Le trois mars 1789 à Bonnétable : cahier des doléances, plaintes et remontrances.

Ce mardi 3 mars 1789, une vingtaine de des délégués du général des habitants se réunissaient pour rédiger un cahier des doléances assez bref mais qui a l’avantage de « résumer » une bonne partie des revendications du tiers-état du Maine. En lisant la liste des signataires nous pouvons constater qu’un certain nombre d’entre-eux accompagnent leurs signatures de commentaires marquant une certaine prise de distance avec le cahier ( «  défenses sauves », «  sous toutes protestations de droit » ) ou tout au moins la volonté de se « protéger » notamment de la part du Maire, notable dépendant du régime s’il en était.

Image1

« Cahier des doléances, plaintes et remontrances de la ville de Bonnétable, au Maine.

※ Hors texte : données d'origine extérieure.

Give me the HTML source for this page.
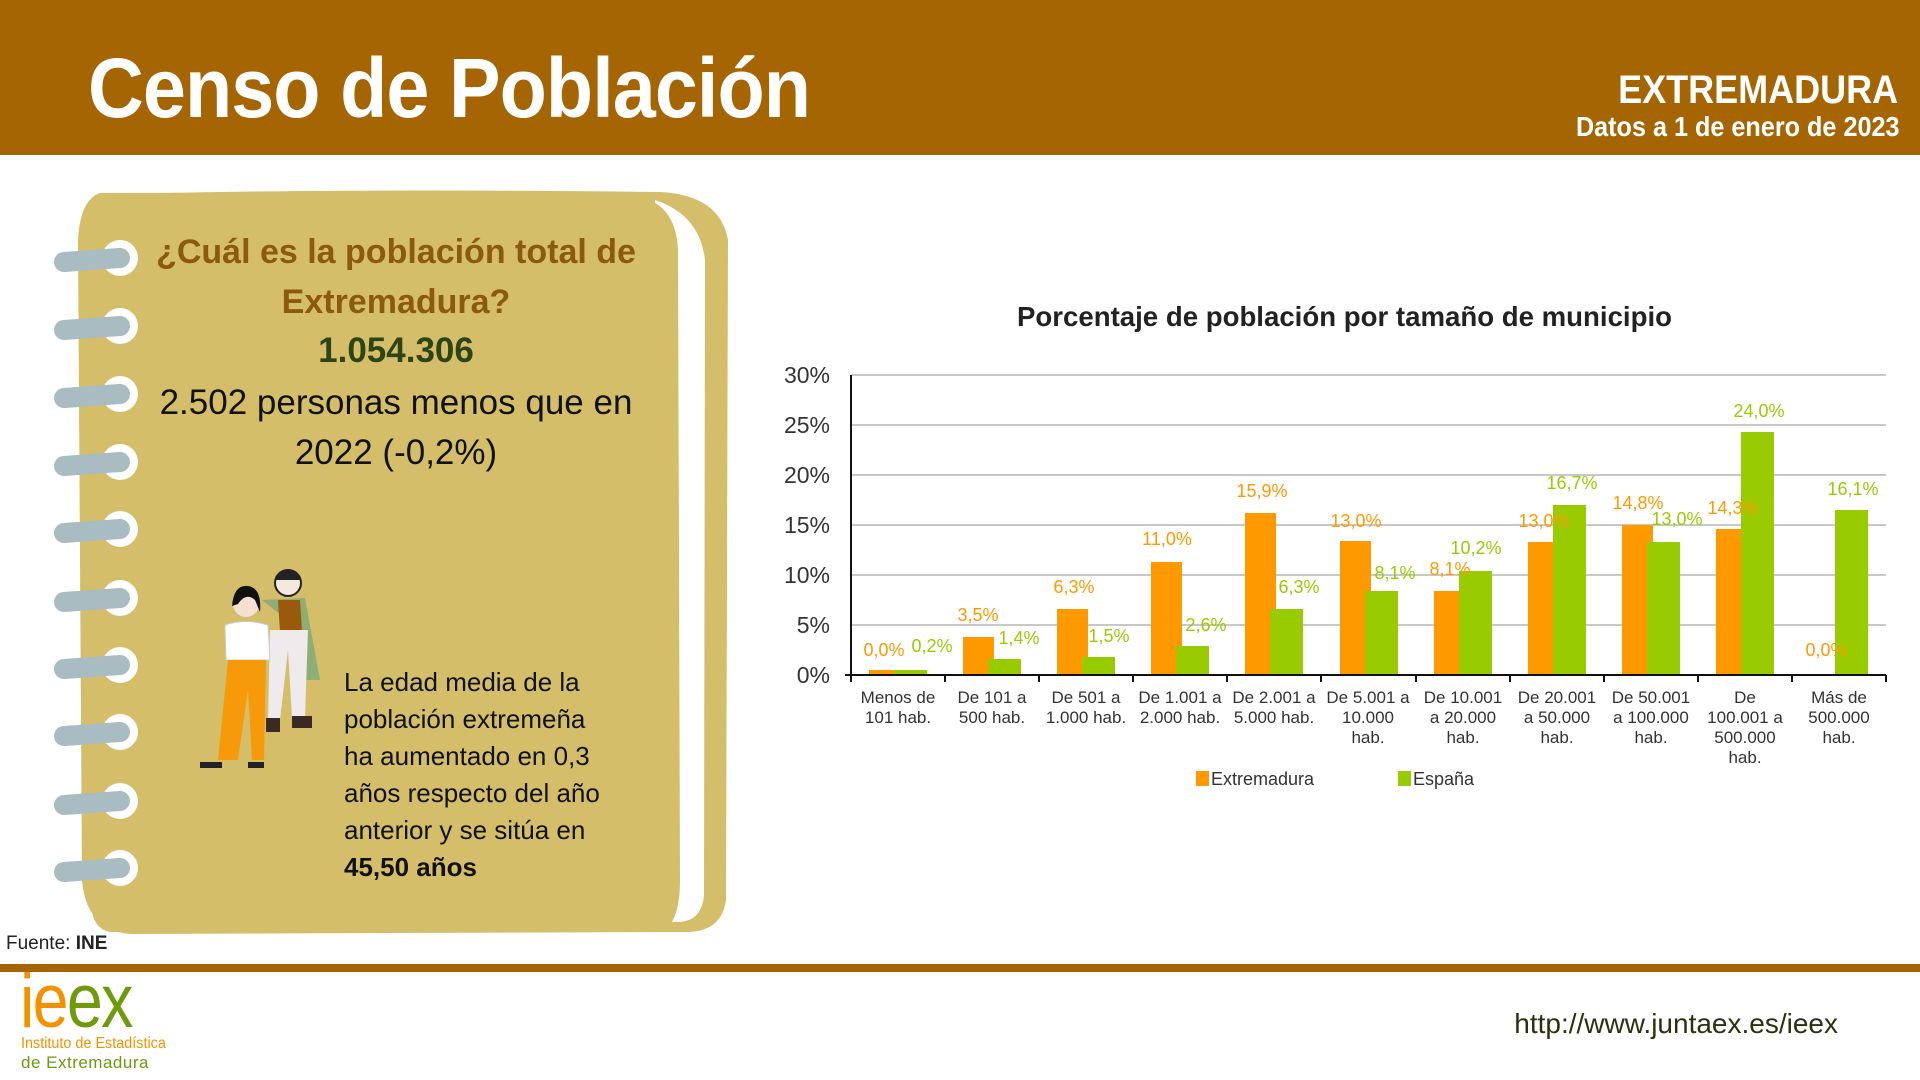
<!DOCTYPE html>
<html><head><meta charset="utf-8"><style>
body{margin:0;width:1920px;height:1080px;position:relative;background:#fff;overflow:hidden;font-family:"Liberation Sans",sans-serif}
.a{position:absolute;white-space:nowrap}
</style></head><body>
<div class="a" style="left:0;top:0;width:1920px;height:155px;background:#a66503"></div>
<div class="a" style="left:88px;top:40px;font-size:84px;font-weight:bold;color:#fff;letter-spacing:-1px;transform:scaleX(0.92);transform-origin:left">Censo de Población</div>
<div class="a" style="right:22px;top:68px;font-size:40px;font-weight:bold;color:#fff;transform:scaleX(0.9);transform-origin:right">EXTREMADURA</div>
<div class="a" style="right:20px;top:111px;font-size:28px;font-weight:bold;color:#fff;transform:scaleX(0.9);transform-origin:right">Datos a 1 de enero de 2023</div>

<svg class="a" style="left:0;top:0" width="760" height="960">
<path d="M95 195 Q300 188 660 192 Q720 195 728 240 L726 900 Q722 930 690 932 L110 932 Q90 928 92 900 Z" fill="#d4be6a"/>
<path d="M655 200 Q700 215 705 260 L704 895 Q702 920 680 922 L660 922 Z" fill="#fff"/>
<path d="M100 193 Q80 200 78 240 L82 880 Q86 930 130 934 L660 932 Q680 925 680 880 L678 250 Q676 205 640 197 Q400 192 100 193 Z" fill="#d4be6a"/>
<g fill="#fff">
<circle cx="120" cy="258" r="18"/><circle cx="120" cy="326" r="18"/><circle cx="120" cy="394" r="18"/><circle cx="120" cy="462" r="18"/><circle cx="120" cy="529" r="18"/><circle cx="120" cy="598" r="18"/><circle cx="120" cy="665" r="18"/><circle cx="120" cy="732" r="18"/><circle cx="120" cy="801" r="18"/><circle cx="120" cy="868" r="18"/>
</g>
<g stroke="#a9bcc2" stroke-width="20" stroke-linecap="round">
<line x1="64" y1="262" x2="120" y2="258"/><line x1="64" y1="330" x2="120" y2="326"/><line x1="64" y1="398" x2="120" y2="394"/><line x1="64" y1="466" x2="120" y2="462"/><line x1="64" y1="533" x2="120" y2="529"/><line x1="64" y1="602" x2="120" y2="598"/><line x1="64" y1="669" x2="120" y2="665"/><line x1="64" y1="736" x2="120" y2="732"/><line x1="64" y1="805" x2="120" y2="801"/><line x1="64" y1="872" x2="120" y2="868"/>
</g>
<circle cx="288" cy="583" r="13" fill="#f3e9df" stroke="#222" stroke-width="2"/><path d="M275 580 Q288 560 301 580 Z" fill="#222"/>
<path d="M262 600 L305 598 L320 680 L305 680 L300 630 Z" fill="#8fae75"/>
<path d="M278 600 L300 600 L302 630 L280 632 Z" fill="#9a5a0c"/>
<path d="M270 630 L308 630 L305 718 L292 718 L288 650 L280 720 L268 720 Z" fill="#efeaec"/>
<rect x="266" y="718" width="14" height="14" fill="#3a2a22"/><rect x="292" y="716" width="20" height="12" fill="#3a2a22"/>
<circle cx="246" cy="604" r="13" fill="#f3e0d0"/><path d="M232 606 Q234 584 248 586 Q262 588 260 612 L255 600 Q246 592 238 604 Z" fill="#111"/>
<path d="M225 625 Q246 618 268 625 L270 660 L226 660 Z" fill="#fff" stroke="#ccc"/>
<path d="M228 660 L266 660 L264 760 L252 760 L248 690 L238 760 L218 760 Z" fill="#f79a0a"/>
<rect x="200" y="762" width="22" height="6" fill="#222"/><rect x="248" y="762" width="16" height="6" fill="#222"/>
</svg>
<div class="a" style="left:396px;top:227px;transform:translateX(-50%);text-align:center;font-size:34px;font-weight:bold;color:#8b5a0f;line-height:50px">¿Cuál es la población total de<br>Extremadura?</div>
<div class="a" style="left:396px;top:331px;transform:translateX(-50%);font-size:35px;font-weight:bold;color:#2e4412">1.054.306</div>
<div class="a" style="left:396px;top:378px;transform:translateX(-50%);text-align:center;font-size:35px;color:#111;line-height:50px">2.502 personas menos que en<br>2022 (-0,2%)</div>
<div class="a" style="left:344px;top:664px;font-size:26px;color:#111;line-height:37px">La edad media de la<br>población extremeña<br>ha aumentado en 0,3<br>años respecto del año<br>anterior y se sitúa en<br><b>45,50 años</b></div>
<div class="a" style="left:6px;top:933px;font-size:19px;color:#222">Fuente: <b>INE</b></div>
<div class="a" style="left:0;top:964px;width:1920px;height:8px;background:#a66503"></div>
<div class="a" style="left:20px;top:962px;font-size:76px;line-height:80px;letter-spacing:-2px;transform:scaleX(0.85);transform-origin:left"><span style="color:#f39200">ie</span><span style="color:#6e9a0c">ex</span></div>
<div class="a" style="left:21px;top:1034px;font-size:16px;color:#f39200;line-height:19px;transform:scaleX(0.9);transform-origin:left">Instituto de Estadística</div>
<div class="a" style="left:21px;top:1053px;font-size:17px;color:#6e9a0c;line-height:19px;letter-spacing:0.5px">de Extremadura</div>
<div class="a" style="right:82px;top:1008px;font-size:28px;color:#2b3110">http://www.juntaex.es/ieex</div>

<svg class="a" style="left:0;top:0" width="1920" height="1080" font-family="Liberation Sans, sans-serif">
<text x="1017" y="326" font-size="28" font-weight="bold" fill="#222" textLength="655" lengthAdjust="spacingAndGlyphs">Porcentaje de población por tamaño de municipio</text>
<g stroke="#c8c8c8" stroke-width="2">
<line x1="851" y1="375" x2="1886" y2="375"/><line x1="851" y1="425" x2="1886" y2="425"/><line x1="851" y1="475" x2="1886" y2="475"/><line x1="851" y1="525" x2="1886" y2="525"/><line x1="851" y1="575" x2="1886" y2="575"/><line x1="851" y1="625" x2="1886" y2="625"/>
</g>
<g font-size="23" fill="#333" text-anchor="end">
<text x="830" y="383">30%</text><text x="830" y="433">25%</text><text x="830" y="483">20%</text><text x="830" y="533">15%</text><text x="830" y="583">10%</text><text x="830" y="633">5%</text><text x="830" y="683">0%</text>
</g>
<g fill="#ff9900">
<rect x="869" y="670" width="31" height="5"/><rect x="963" y="637" width="31" height="38"/><rect x="1057" y="609" width="31" height="66"/><rect x="1151" y="562" width="31" height="113"/><rect x="1245" y="513" width="31" height="162"/><rect x="1340" y="541" width="31" height="134"/><rect x="1434" y="591" width="31" height="84"/><rect x="1528" y="542" width="31" height="133"/><rect x="1622" y="525" width="31" height="150"/><rect x="1716" y="529" width="31" height="146"/>
</g>
<g fill="#99cc00">
<rect x="894" y="670" width="33" height="5"/><rect x="988" y="659" width="33" height="16"/><rect x="1082" y="657" width="33" height="18"/><rect x="1176" y="646" width="33" height="29"/><rect x="1270" y="609" width="33" height="66"/><rect x="1365" y="591" width="33" height="84"/><rect x="1459" y="571" width="33" height="104"/><rect x="1553" y="505" width="33" height="170"/><rect x="1647" y="542" width="33" height="133"/><rect x="1741" y="432" width="33" height="243"/><rect x="1835" y="510" width="33" height="165"/>
</g>
<g stroke="#111" stroke-width="2">
<line x1="851" y1="375" x2="851" y2="682"/><line x1="845" y1="675" x2="1886" y2="675"/>
<line x1="945" y1="675" x2="945" y2="682"/><line x1="1039" y1="675" x2="1039" y2="682"/><line x1="1133" y1="675" x2="1133" y2="682"/><line x1="1227" y1="675" x2="1227" y2="682"/><line x1="1321" y1="675" x2="1321" y2="682"/><line x1="1416" y1="675" x2="1416" y2="682"/><line x1="1510" y1="675" x2="1510" y2="682"/><line x1="1604" y1="675" x2="1604" y2="682"/><line x1="1698" y1="675" x2="1698" y2="682"/><line x1="1792" y1="675" x2="1792" y2="682"/><line x1="1886" y1="675" x2="1886" y2="682"/>
</g>
<g font-size="18" fill="#ff9900" text-anchor="middle" dominant-baseline="central">
<text x="884" y="650">0,0%</text><text x="978" y="615">3,5%</text><text x="1074" y="587">6,3%</text><text x="1167" y="539">11,0%</text><text x="1262" y="491">15,9%</text><text x="1356" y="521">13,0%</text><text x="1450" y="569">8,1%</text><text x="1544" y="521">13,0%</text><text x="1638" y="503">14,8%</text><text x="1733" y="508">14,3%</text><text x="1826" y="650">0,0%</text>
</g>
<g font-size="18" fill="#99cc00" text-anchor="middle" dominant-baseline="central">
<text x="932" y="646">0,2%</text><text x="1019" y="638">1,4%</text><text x="1109" y="636">1,5%</text><text x="1206" y="625">2,6%</text><text x="1299" y="587">6,3%</text><text x="1395" y="573">8,1%</text><text x="1476" y="548">10,2%</text><text x="1572" y="483">16,7%</text><text x="1677" y="519">13,0%</text><text x="1759" y="411">24,0%</text><text x="1853" y="489">16,1%</text>
</g>
<g font-size="17" fill="#333" text-anchor="middle">
<text x="898" y="703">Menos de</text><text x="898" y="723">101 hab.</text>
<text x="992" y="703">De 101 a</text><text x="992" y="723">500 hab.</text>
<text x="1086" y="703">De 501 a</text><text x="1086" y="723">1.000 hab.</text>
<text x="1180" y="703">De 1.001 a</text><text x="1180" y="723">2.000 hab.</text>
<text x="1274" y="703">De 2.001 a</text><text x="1274" y="723">5.000 hab.</text>
<text x="1368" y="703">De 5.001 a</text><text x="1368" y="723">10.000</text><text x="1368" y="743">hab.</text>
<text x="1463" y="703">De 10.001</text><text x="1463" y="723">a 20.000</text><text x="1463" y="743">hab.</text>
<text x="1557" y="703">De 20.001</text><text x="1557" y="723">a 50.000</text><text x="1557" y="743">hab.</text>
<text x="1651" y="703">De 50.001</text><text x="1651" y="723">a 100.000</text><text x="1651" y="743">hab.</text>
<text x="1745" y="703">De</text><text x="1745" y="723">100.001 a</text><text x="1745" y="743">500.000</text><text x="1745" y="763">hab.</text>
<text x="1839" y="703">Más de</text><text x="1839" y="723">500.000</text><text x="1839" y="743">hab.</text>
</g>
<rect x="1196" y="771" width="13" height="15" fill="#ff9900"/><text x="1211" y="785" font-size="18" fill="#333">Extremadura</text>
<rect x="1398" y="771" width="13" height="15" fill="#99cc00"/><text x="1413" y="785" font-size="18" fill="#333">España</text>
</svg>
</body></html>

Les habitans de Bonnétable, en consignant ici leurs doléances, n'ont pas dessein de faire une dissertation sur les moyens de remédier à leurs maux ; ils vont succinctement exposer leurs sujets de plaintes, tracer le tableau des malheurs dont ils sont affligés, et distinguer les maux qui leur sont communs avec la province, et ceux qui leur sont particuliers.

Maux communs à Bonnétable et à la province.

1° Il a été démontré, et il est généralement reconnu, que les impôts de la Généralité ne sont pas répartis avec l'égalité proportionnelle dans les trois provinces ; que celle du Maine est la plus chargée, toutes proportions observées entre les facultés de chacune.

2" Les tiers état supporte seul les impôts les plus considérables, taille, capitation et second brevet.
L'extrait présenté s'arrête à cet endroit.